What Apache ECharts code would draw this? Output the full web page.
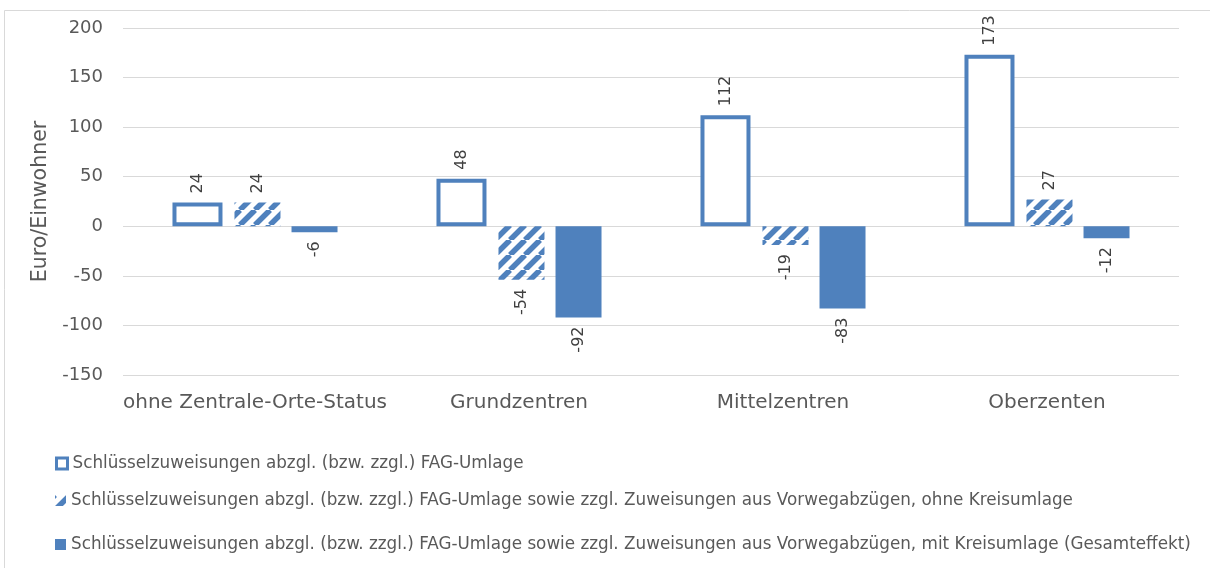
<!DOCTYPE html>
<html>
<head>
<meta charset="utf-8">
<script src="https://cdn.jsdelivr.net/npm/echarts/dist/echarts.min.js"></script>
<style>
  html, body { margin: 0; padding: 0; background: #fff; }
  #chart { width: 1210px; height: 568px; }
</style>
</head>
<body>
<div id="chart"></div>
<script>
// Zentralörtliche Einstufung der Gemeinden
const categories = ['ohne Zentrale-Orte-Status', 'Grundzentren', 'Mittelzentren', 'Oberzenten'];

const seriesNames = [
  'Schlüsselzuweisungen abzgl. (bzw. zzgl.) FAG-Umlage',
  'Schlüsselzuweisungen abzgl. (bzw. zzgl.) FAG-Umlage sowie zzgl. Zuweisungen aus Vorwegabzügen, ohne Kreisumlage',
  'Schlüsselzuweisungen abzgl. (bzw. zzgl.) FAG-Umlage sowie zzgl. Zuweisungen aus Vorwegabzügen, mit Kreisumlage (Gesamteffekt)'
];

// Euro je Einwohner
const fagUmlage = [24, 48, 112, 173];
const ohneKreisumlage = [24, -54, -19, 27];
const gesamteffekt = [-6, -92, -83, -12];

// Werteachse
const yMin = -150;
const yMax = 200;
const yStep = 50;

const BLUE = '#4F81BD';
const TEXT = '#595959';
const FONT = 'DejaVu Sans';

// diagonal stripe fill ("/") for the middle series
function stripes(color) {
  const P = 15;
  const c = document.createElement('canvas');
  c.width = P; c.height = P;
  const g = c.getContext('2d');
  g.strokeStyle = color;
  g.lineWidth = 5.5;
  g.beginPath();
  for (let k = -1; k <= 1; k++) {
    g.moveTo(k * P, P);
    g.lineTo(k * P + P, 0);
  }
  g.stroke();
  return c;
}

// rotated value labels: above positive bars, below negative ones
function withLabels(values) {
  return values.map(v => ({
    value: v,
    label: v >= 0
      ? { position: 'top', align: 'left', verticalAlign: 'middle' }
      : { position: 'bottom', align: 'right', verticalAlign: 'middle' }
  }));
}

const labelBase = {
  show: true,
  rotate: 90,
  distance: 9,
  fontFamily: FONT,
  fontSize: 16,
  color: '#404040'
};

const hatch = { image: stripes(BLUE), repeat: 'repeat' };

const chart = echarts.init(document.getElementById('chart'), null, { renderer: 'canvas' });

function legendRow(name, top, iconStyle) {
  return {
    data: [{ name: name, itemStyle: iconStyle }],
    left: 55,
    top: top,
    orient: 'horizontal',
    padding: 0,
    itemWidth: 11,
    itemHeight: 11,
    selectedMode: false,
    icon: 'rect',
    textStyle: { fontFamily: FONT, fontSize: 16.8, color: TEXT }
  };
}

chart.setOption({
  animation: false,
  backgroundColor: '#fff',
  textStyle: { fontFamily: FONT },
  graphic: [{
    type: 'rect',
    silent: true,
    z: -10,
    shape: { x: 4.5, y: 10.5, width: 1300, height: 700 },
    style: { fill: 'none', stroke: '#d9d9d9', lineWidth: 1 }
  }],
  grid: { left: 123, right: 31, top: 28, bottom: 193, containLabel: false },
  legend: [
    legendRow(seriesNames[0], 455, { color: '#fff', borderColor: BLUE, borderWidth: 3 }),
    legendRow(seriesNames[1], 492, { color: hatch, borderWidth: 0 }),
    legendRow(seriesNames[2], 536, { color: BLUE, borderWidth: 0 })
  ],
  xAxis: {
    type: 'category',
    data: categories,
    axisLine: { show: false },
    axisTick: { show: false },
    axisLabel: { interval: 0, fontFamily: FONT, fontSize: 20, color: TEXT, margin: 18 }
  },
  yAxis: {
    type: 'value',
    min: yMin,
    max: yMax,
    interval: yStep,
    name: 'Euro/Einwohner',
    nameLocation: 'middle',
    nameGap: 69,
    nameTextStyle: { fontFamily: FONT, fontSize: 20.5, color: TEXT },
    axisLine: { show: false },
    axisTick: { show: false },
    axisLabel: { fontFamily: FONT, fontSize: 18, color: TEXT, margin: 20 },
    splitLine: { lineStyle: { color: '#d9d9d9', width: 1 } }
  },
  series: [
    {
      name: seriesNames[0],
      type: 'bar',
      barWidth: 50,
      barGap: '24%',
      data: withLabels(fagUmlage),
      itemStyle: { color: '#fff', borderColor: BLUE, borderWidth: 4 },
      label: labelBase
    },
    {
      name: seriesNames[1],
      type: 'bar',
      barWidth: 46,
      barGap: '24%',
      data: withLabels(ohneKreisumlage),
      itemStyle: { color: hatch },
      label: labelBase
    },
    {
      name: seriesNames[2],
      type: 'bar',
      barWidth: 46,
      barGap: '24%',
      data: withLabels(gesamteffekt),
      itemStyle: { color: BLUE },
      label: labelBase
    }
  ]
});
</script>
</body>
</html>
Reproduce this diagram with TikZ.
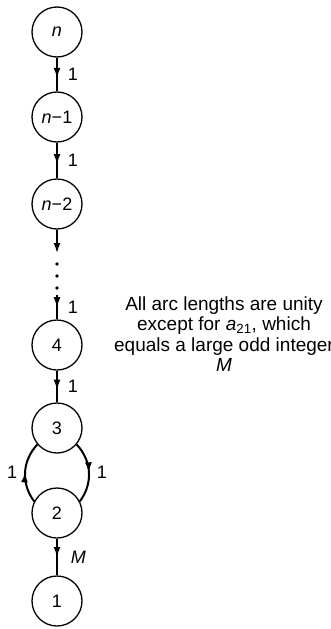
\documentclass[tikz,border=0pt]{standalone}
\usepackage{fontspec}
\setmainfont{Liberation Sans}
\usetikzlibrary{arrows.meta,decorations.markings,positioning}

\begin{document}
\begin{tikzpicture}[x=1pt, y=-1pt,
    vertex/.style={circle, draw, line width=1.3pt, minimum size=50pt, inner sep=0pt, font=\fontsize{18}{20}\selectfont},
    edgearr/.style={line width=1.5pt, postaction={decorate}, decoration={markings, mark=at position #1 with {\arrow{Latex[length=10pt,width=7pt]}}}},
    edgearr/.default=0.6,
    elabel/.style={font=\fontsize{18}{20}\selectfont, inner sep=2pt}]

    \useasboundingbox (0,0) rectangle (330,629);

    % Vertices
    \node[vertex] (vn) at (57,32) {\textit{n}};
    \node[vertex] (vn1) at (57,117) {\textit{n}−1};
    \node[vertex] (vn2) at (57,204) {\textit{n}−2};
    \node[vertex] (v4) at (57,345) {4};
    \node[vertex] (v3) at (57,428) {3};
    \node[vertex] (v2) at (57,513) {2};
    \node[vertex] (v1) at (57,601) {1};

    % Gap in the chain
    \coordinate (dtop) at (57,253);
    \coordinate (dbot) at (57,295);
    \foreach \y in {264,276,288}
        \fill (57,\y) circle (1.8pt);

    % Note
    \node[font=\fontsize{19}{20.5}\selectfont, align=center] (note) at (224,334)
        {All arc lengths are unity\\except for \textit{a}\textsubscript{21}, which\\equals a large odd integer\\\textit{M}};

    % Arcs
    \draw[edgearr] (vn) -- node[elabel, right=8pt] {1} (vn1);
    \draw[edgearr] (vn1) -- node[elabel, right=8pt] {1} (vn2);
    \draw[line width=1.5pt, -{Latex[length=10pt,width=7pt]}] (vn2) -- (dtop);
    \draw[edgearr=0.5] (dbot) -- node[elabel, right=8pt] {1} (v4);
    \draw[edgearr] (v4) -- node[elabel, right=8pt] {1} (v3);
    \draw[edgearr=0.5, line width=2pt] (v2.153) to[bend left=40] node[elabel, left=5pt] {1} (v3.220);
    \draw[edgearr=0.5, line width=2pt] (v3.320) to[bend left=40] node[elabel, right=5pt] {1} (v2.27);
    \draw[edgearr=0.5] (v2) -- node[elabel, right=11pt] {\textit{M}} (v1);
\end{tikzpicture}
\end{document}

TO DO: Please extract exactly the lines of the data, from the first through the line containing "const categories = ['ohne", and add no pictures to the copy.

SOLUTION TO THE PROBLEM:
What Apache ECharts code would draw this? Output the full web page.
<!DOCTYPE html>
<html>
<head>
<meta charset="utf-8">
<script src="https://cdn.jsdelivr.net/npm/echarts/dist/echarts.min.js"></script>
<style>
  html, body { margin: 0; padding: 0; background: #fff; }
  #chart { width: 1210px; height: 568px; }
</style>
</head>
<body>
<div id="chart"></div>
<script>
// Zentralörtliche Einstufung der Gemeinden
const categories = ['ohne Zentrale-Orte-Status', 'Grundzentren', 'Mittelzentren', 'Oberzenten'];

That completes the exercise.